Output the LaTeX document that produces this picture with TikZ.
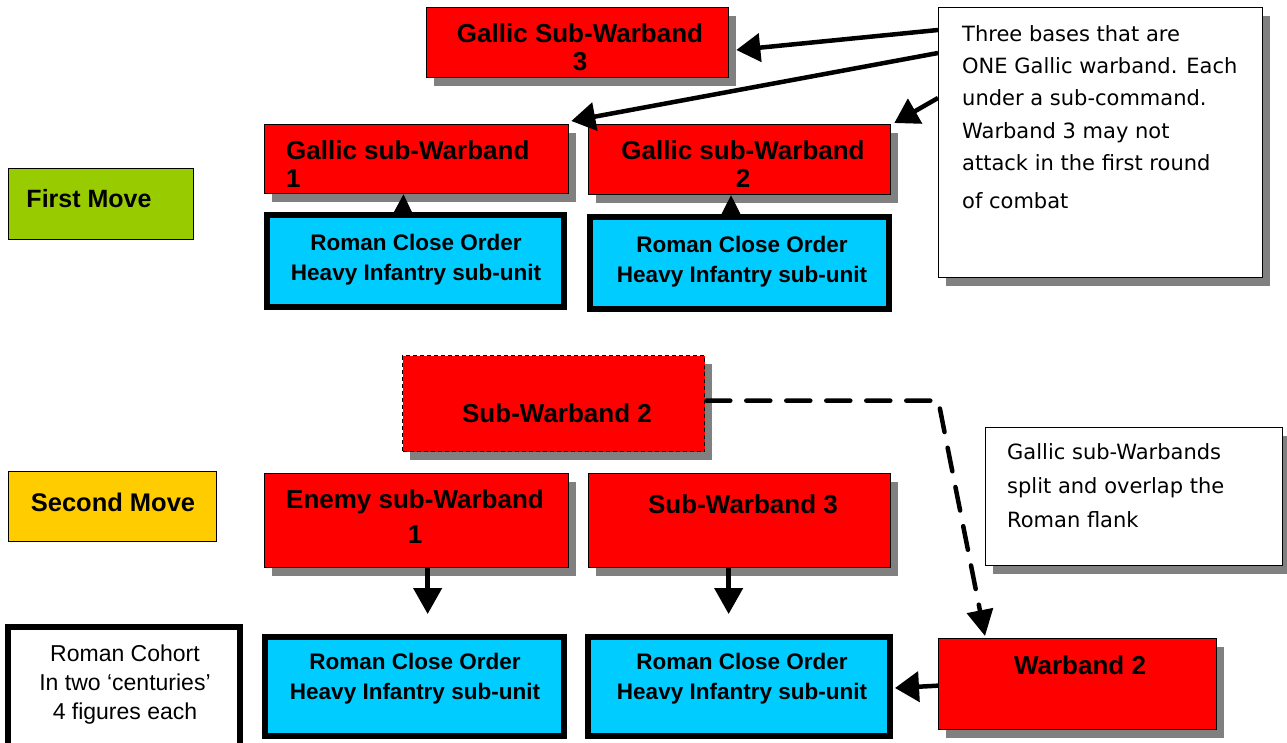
\documentclass[tikz,border=0pt]{standalone}
\usepackage{fontspec}
\setmainfont{Liberation Sans}
\newfontfamily\notefont{DejaVu Sans}
\usetikzlibrary{shadows,arrows.meta,calc}
\definecolor{gallred}{HTML}{FF0000}
\definecolor{romcyan}{HTML}{00CCFF}
\definecolor{movegreen}{HTML}{99CC00}
\definecolor{moveyellow}{HTML}{FFCC00}
\definecolor{shadowgray}{HTML}{808080}
\tikzset{
  box/.style={rectangle, inner sep=0pt, anchor=north west},
  shadowed/.style={drop shadow={shadow xshift=7pt, shadow yshift=-8pt, fill=shadowgray, opacity=1}},
  redbox/.style={box, draw=black, line width=1.3pt, fill=gallred, shadowed},
  dashredbox/.style={box, draw=black, line width=1.3pt, dash pattern=on 4pt off 3pt, fill=gallred, shadowed},
  romanbox/.style={box, draw=black, line width=6pt, fill=romcyan},
  cohortbox/.style={box, draw=black, line width=6pt, fill=white},
  notebox/.style={box, draw=black, line width=1.3pt, fill=white, shadowed},
  movebox/.style={box, draw=black, line width=1.3pt},
  lbl/.style={font=\fontsize{26}{28}\selectfont\bfseries, align=center, inner sep=0pt},
  movelbl/.style={font=\fontsize{25}{28}\selectfont\bfseries, align=center, inner sep=0pt},
  romlbl/.style={font=\fontsize{22.5}{30}\selectfont\bfseries, align=center, inner sep=0pt},
  cohlbl/.style={font=\fontsize{23}{29}\selectfont, align=center, inner sep=0pt},
  notetxt/.style={font=\notefont\fontsize{21}{32.4}\selectfont, align=left, inner sep=0pt, anchor=north west},
  arr/.style={line width=4.5pt, -{Triangle[length=24pt,width=28pt]}},
  downarr/.style={line width=4.5pt, -{Triangle[length=26pt,width=28pt]}},
  uptri/.style={line width=1pt, -{Triangle[length=20pt,width=20pt]}},
  dasharr/.style={line width=4.5pt, dash pattern=on 24pt off 16pt, line cap=round, line join=miter, -{Triangle[length=26pt,width=26pt]}},
}
\begin{document}
\begin{tikzpicture}[x=1pt,y=-1pt]
\useasboundingbox[fill=white] (0,0) rectangle (1287,742);

% ---------- First move ----------
\node[redbox, minimum width=302pt, minimum height=70pt] (gsw3) at (426,7) {};
\node[notebox, minimum width=324pt, minimum height=270pt] (note1) at (938,7) {};
\node[redbox, minimum width=304pt, minimum height=69pt] (gsw1) at (264,124) {};
\node[redbox, minimum width=302pt, minimum height=70pt] (gsw2) at (588,124) {};
\node[romanbox, minimum width=297pt, minimum height=92pt] (r1) at (264,212) {};
\node[romanbox, minimum width=299pt, minimum height=92pt] (r2) at (587,214) {};
\node[movebox, fill=movegreen, minimum width=185pt, minimum height=71pt] (first) at (8,168) {};

\node[lbl] (tgsw3) at (580,47) {Gallic Sub-Warband\\3};
\node[lbl, align=left, anchor=west] (tgsw1) at (286,164) {Gallic sub-Warband\\1};
\node[lbl] (tgsw2) at (743,164) {Gallic sub-Warband\\2};
\node[romlbl] (tr1) at (416,260) {Roman Close Order\\Heavy Infantry sub-unit};
\node[romlbl] (tr2) at (742,262) {Roman Close Order\\Heavy Infantry sub-unit};
\node[movelbl] (tfirst) at (89,199) {First Move};
\node[notetxt] (tnote1) at (962,25) {Three bases that are\\ONE Gallic warband. Each\\under a sub-command.\\Warband 3 may not\\attack in the first round\\[5pt]of combat};

% ---------- Second move ----------
\node[dashredbox, minimum width=302pt, minimum height=96pt] (sw2) at (402,355) {};
\node[notebox, minimum width=297pt, minimum height=138pt] (note2) at (985,427) {};
\node[movebox, fill=moveyellow, minimum width=208pt, minimum height=70pt] (second) at (8,471) {};
\node[redbox, minimum width=304pt, minimum height=94pt] (en1) at (264,473) {};
\node[redbox, minimum width=302pt, minimum height=94pt] (sw3) at (588,473) {};
\node[cohortbox, minimum width=232pt, minimum height=140pt] (cohort) at (5,624) {};
\node[romanbox, minimum width=299pt, minimum height=99pt] (r3) at (262,634) {};
\node[romanbox, minimum width=302pt, minimum height=99pt] (r4) at (585,634) {};
\node[redbox, minimum width=278pt, minimum height=91pt] (wb2) at (938,638) {};

\node[lbl] (tsw2) at (557,413) {Sub-Warband 2};
\node[notetxt, font=\notefont\fontsize{21}{34}\selectfont] (tnote2) at (1007,443) {Gallic sub-Warbands\\split and overlap the\\Roman flank};
\node[movelbl, font=\fontsize{25.5}{28}\selectfont\bfseries] (tsecond) at (113,502) {Second Move};
\node[lbl, font=\fontsize{26}{35}\selectfont\bfseries] (ten1) at (415,517) {Enemy sub-Warband\\1};
\node[lbl] (tsw3) at (743,504) {Sub-Warband 3};
\node[cohlbl] (tcohort) at (125,685) {Roman Cohort\\In two ‘centuries’\\4 figures each};
\node[romlbl] (tr3) at (415,679) {Roman Close Order\\Heavy Infantry sub-unit};
\node[romlbl] (tr4) at (742,679) {Roman Close Order\\Heavy Infantry sub-unit};
\node[lbl] (twb2) at (1080,665) {Warband 2};

% ---------- Connectors ----------
\draw[arr] ($(note1.north west)+(0,23)$) -- ($(gsw3.north east)+(7,43)$);
\draw[arr] ($(note1.north west)+(0,46)$) -- ($(gsw1.north east)+(2,-3)$);
\draw[arr] ($(note1.north west)+(0,91)$) -- ($(gsw2.north east)+(3,-1)$);
\draw[uptri] ($(r1.north)+(-12.5,1)$) -- ($(gsw1.south)+(-13.15,0)$);
\draw[uptri] ($(r2.north)+(-8.5,1)$) -- ($(gsw2.south)+(-8.65,0)$);

\draw[downarr] ($(en1.south)+(11,0)$) -- ($(r3.north)+(13.15,-20)$);
\draw[downarr] ($(sw3.south)+(-11,0)$) -- ($(r4.north)+(-10.35,-20)$);
\draw[arr, -{Triangle[length=24pt,width=30pt]}] ($(wb2.west)+(0,1.5)$) -- ($(r4.east)+(2,1.5)$);
\draw[dasharr] ($(sw2.east)+(1,-3)$) -- ($(sw2.east)+(233,-3)$) -- ($(wb2.north west)+(47,-2)$);
\end{tikzpicture}
\end{document}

**Exercise aim**: Quote the full listing above word for word; exclude every picture from the copy.

**Reply**:
Output the LaTeX document that produces this picture with TikZ.
\documentclass[tikz,border=0pt]{standalone}
\usepackage{fontspec}
\setmainfont{Liberation Sans}
\newfontfamily\notefont{DejaVu Sans}
\usetikzlibrary{shadows,arrows.meta,calc}
\definecolor{gallred}{HTML}{FF0000}
\definecolor{romcyan}{HTML}{00CCFF}
\definecolor{movegreen}{HTML}{99CC00}
\definecolor{moveyellow}{HTML}{FFCC00}
\definecolor{shadowgray}{HTML}{808080}
\tikzset{
  box/.style={rectangle, inner sep=0pt, anchor=north west},
  shadowed/.style={drop shadow={shadow xshift=7pt, shadow yshift=-8pt, fill=shadowgray, opacity=1}},
  redbox/.style={box, draw=black, line width=1.3pt, fill=gallred, shadowed},
  dashredbox/.style={box, draw=black, line width=1.3pt, dash pattern=on 4pt off 3pt, fill=gallred, shadowed},
  romanbox/.style={box, draw=black, line width=6pt, fill=romcyan},
  cohortbox/.style={box, draw=black, line width=6pt, fill=white},
  notebox/.style={box, draw=black, line width=1.3pt, fill=white, shadowed},
  movebox/.style={box, draw=black, line width=1.3pt},
  lbl/.style={font=\fontsize{26}{28}\selectfont\bfseries, align=center, inner sep=0pt},
  movelbl/.style={font=\fontsize{25}{28}\selectfont\bfseries, align=center, inner sep=0pt},
  romlbl/.style={font=\fontsize{22.5}{30}\selectfont\bfseries, align=center, inner sep=0pt},
  cohlbl/.style={font=\fontsize{23}{29}\selectfont, align=center, inner sep=0pt},
  notetxt/.style={font=\notefont\fontsize{21}{32.4}\selectfont, align=left, inner sep=0pt, anchor=north west},
  arr/.style={line width=4.5pt, -{Triangle[length=24pt,width=28pt]}},
  downarr/.style={line width=4.5pt, -{Triangle[length=26pt,width=28pt]}},
  uptri/.style={line width=1pt, -{Triangle[length=20pt,width=20pt]}},
  dasharr/.style={line width=4.5pt, dash pattern=on 24pt off 16pt, line cap=round, line join=miter, -{Triangle[length=26pt,width=26pt]}},
}
\begin{document}
\begin{tikzpicture}[x=1pt,y=-1pt]
\useasboundingbox[fill=white] (0,0) rectangle (1287,742);

% ---------- First move ----------
\node[redbox, minimum width=302pt, minimum height=70pt] (gsw3) at (426,7) {};
\node[notebox, minimum width=324pt, minimum height=270pt] (note1) at (938,7) {};
\node[redbox, minimum width=304pt, minimum height=69pt] (gsw1) at (264,124) {};
\node[redbox, minimum width=302pt, minimum height=70pt] (gsw2) at (588,124) {};
\node[romanbox, minimum width=297pt, minimum height=92pt] (r1) at (264,212) {};
\node[romanbox, minimum width=299pt, minimum height=92pt] (r2) at (587,214) {};
\node[movebox, fill=movegreen, minimum width=185pt, minimum height=71pt] (first) at (8,168) {};

\node[lbl] (tgsw3) at (580,47) {Gallic Sub-Warband\\3};
\node[lbl, align=left, anchor=west] (tgsw1) at (286,164) {Gallic sub-Warband\\1};
\node[lbl] (tgsw2) at (743,164) {Gallic sub-Warband\\2};
\node[romlbl] (tr1) at (416,260) {Roman Close Order\\Heavy Infantry sub-unit};
\node[romlbl] (tr2) at (742,262) {Roman Close Order\\Heavy Infantry sub-unit};
\node[movelbl] (tfirst) at (89,199) {First Move};
\node[notetxt] (tnote1) at (962,25) {Three bases that are\\ONE Gallic warband. Each\\under a sub-command.\\Warband 3 may not\\attack in the first round\\[5pt]of combat};

% ---------- Second move ----------
\node[dashredbox, minimum width=302pt, minimum height=96pt] (sw2) at (402,355) {};
\node[notebox, minimum width=297pt, minimum height=138pt] (note2) at (985,427) {};
\node[movebox, fill=moveyellow, minimum width=208pt, minimum height=70pt] (second) at (8,471) {};
\node[redbox, minimum width=304pt, minimum height=94pt] (en1) at (264,473) {};
\node[redbox, minimum width=302pt, minimum height=94pt] (sw3) at (588,473) {};
\node[cohortbox, minimum width=232pt, minimum height=140pt] (cohort) at (5,624) {};
\node[romanbox, minimum width=299pt, minimum height=99pt] (r3) at (262,634) {};
\node[romanbox, minimum width=302pt, minimum height=99pt] (r4) at (585,634) {};
\node[redbox, minimum width=278pt, minimum height=91pt] (wb2) at (938,638) {};

\node[lbl] (tsw2) at (557,413) {Sub-Warband 2};
\node[notetxt, font=\notefont\fontsize{21}{34}\selectfont] (tnote2) at (1007,443) {Gallic sub-Warbands\\split and overlap the\\Roman flank};
\node[movelbl, font=\fontsize{25.5}{28}\selectfont\bfseries] (tsecond) at (113,502) {Second Move};
\node[lbl, font=\fontsize{26}{35}\selectfont\bfseries] (ten1) at (415,517) {Enemy sub-Warband\\1};
\node[lbl] (tsw3) at (743,504) {Sub-Warband 3};
\node[cohlbl] (tcohort) at (125,685) {Roman Cohort\\In two ‘centuries’\\4 figures each};
\node[romlbl] (tr3) at (415,679) {Roman Close Order\\Heavy Infantry sub-unit};
\node[romlbl] (tr4) at (742,679) {Roman Close Order\\Heavy Infantry sub-unit};
\node[lbl] (twb2) at (1080,665) {Warband 2};

% ---------- Connectors ----------
\draw[arr] ($(note1.north west)+(0,23)$) -- ($(gsw3.north east)+(7,43)$);
\draw[arr] ($(note1.north west)+(0,46)$) -- ($(gsw1.north east)+(2,-3)$);
\draw[arr] ($(note1.north west)+(0,91)$) -- ($(gsw2.north east)+(3,-1)$);
\draw[uptri] ($(r1.north)+(-12.5,1)$) -- ($(gsw1.south)+(-13.15,0)$);
\draw[uptri] ($(r2.north)+(-8.5,1)$) -- ($(gsw2.south)+(-8.65,0)$);

\draw[downarr] ($(en1.south)+(11,0)$) -- ($(r3.north)+(13.15,-20)$);
\draw[downarr] ($(sw3.south)+(-11,0)$) -- ($(r4.north)+(-10.35,-20)$);
\draw[arr, -{Triangle[length=24pt,width=30pt]}] ($(wb2.west)+(0,1.5)$) -- ($(r4.east)+(2,1.5)$);
\draw[dasharr] ($(sw2.east)+(1,-3)$) -- ($(sw2.east)+(233,-3)$) -- ($(wb2.north west)+(47,-2)$);
\end{tikzpicture}
\end{document}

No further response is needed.